Even if 750 m³/hr works on paper, buyers still complain because in real cooking, smoke generation is not constant. When you do tadka, frying, grilling, or high flame bursts, the smoke load spikes. So you need extra buffer so that:
– smoke does not escape into living room
– walls do not get oily fast
– kitchen does not feel hot
So we go above the calculated minimum. That is why 900–1200 m³/hr is recommended for normal Indian cooking. It gives you real-life comfort even with losses.
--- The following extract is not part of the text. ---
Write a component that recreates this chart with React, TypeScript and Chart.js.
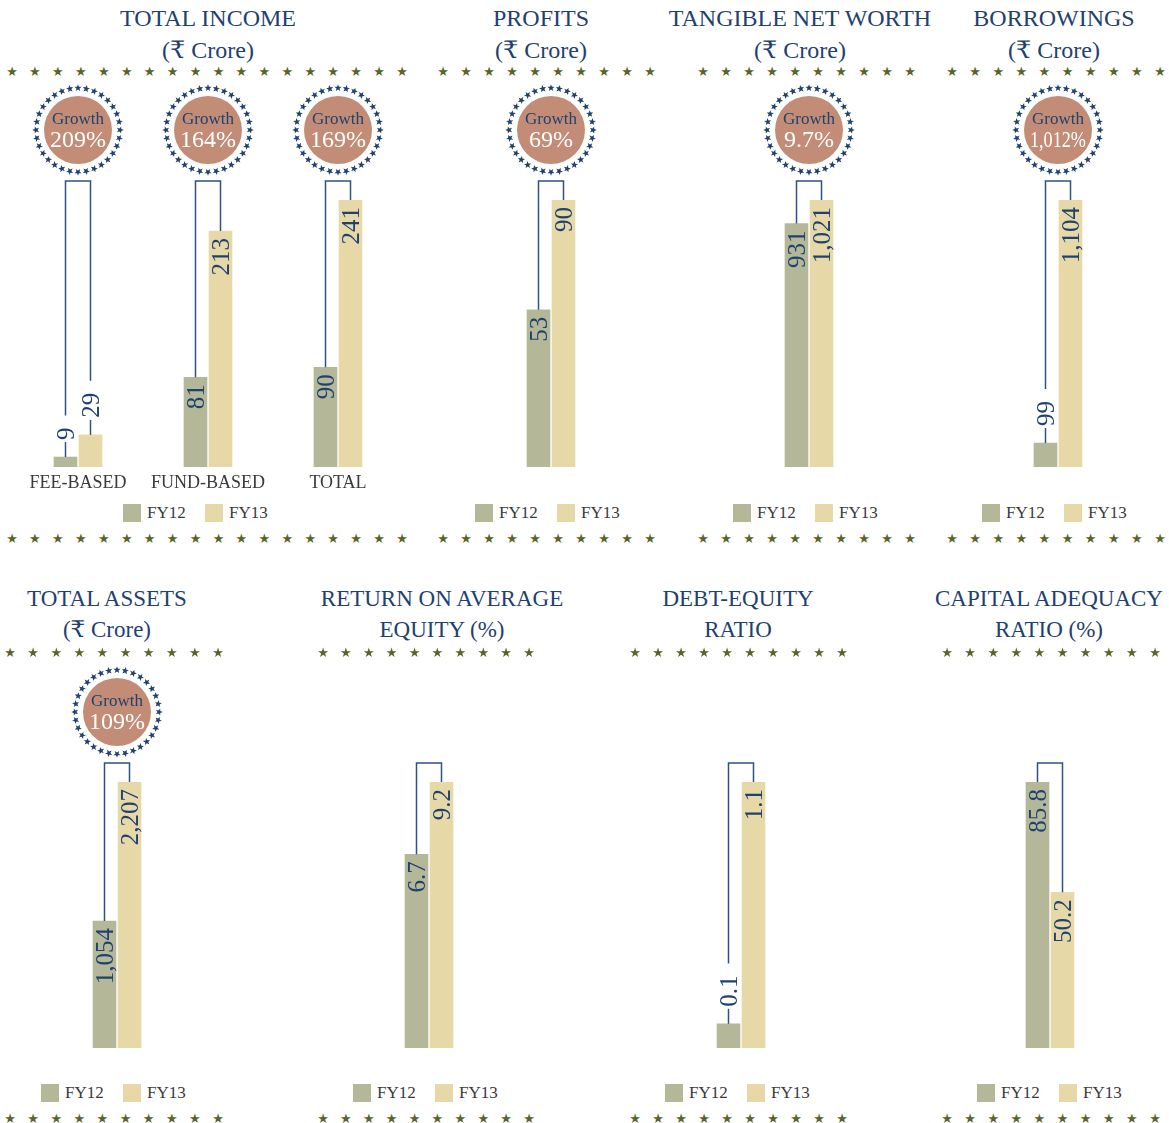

6) Why duct-only kitchens need 1200–1500 m³/hr
This is a system limitation problem. In duct-only kitchens, fresh air entry is weak, exhaust performance drops more, smell recirculation happens, and humidity gets trapped. So even a “900 m³/hr” chimney may behave like 600–700 m³/hr in real life. Also, duct-only kitchens usually connect to long vertical shafts and multiple bends, so losses are higher than 30% sometimes. That is why for duct-only: 1200–1500 m³/hr is recommended so that after real-life losses, you still get effective ventilation.
Your kitchen needs strong ventilation because:
– Volume is 22.4 m³
– Indian cooking needs 15–25 ACH
– Ducts reduce suction in real life
So:
– 750 m³/hr = math-based minimum after losses
– 900–1200 m³/hr = comfortable real-world range
– 1200–1500 m³/hr = required when kitchen has no window / duct-only
Before buying, ask builder/society:
– Is the kitchen window present or only duct? – Is the duct individual or shared? – Where does the duct outlet open (terrace/open air or closed shaft)? – Any smell backflow complaints from residents? – Is there fresh air entry or sealed kitchen?
A kitchen isn’t just “a room”. It is a ventilation system. And if the system is weak, your flat will feel expensive but live uncomfortable.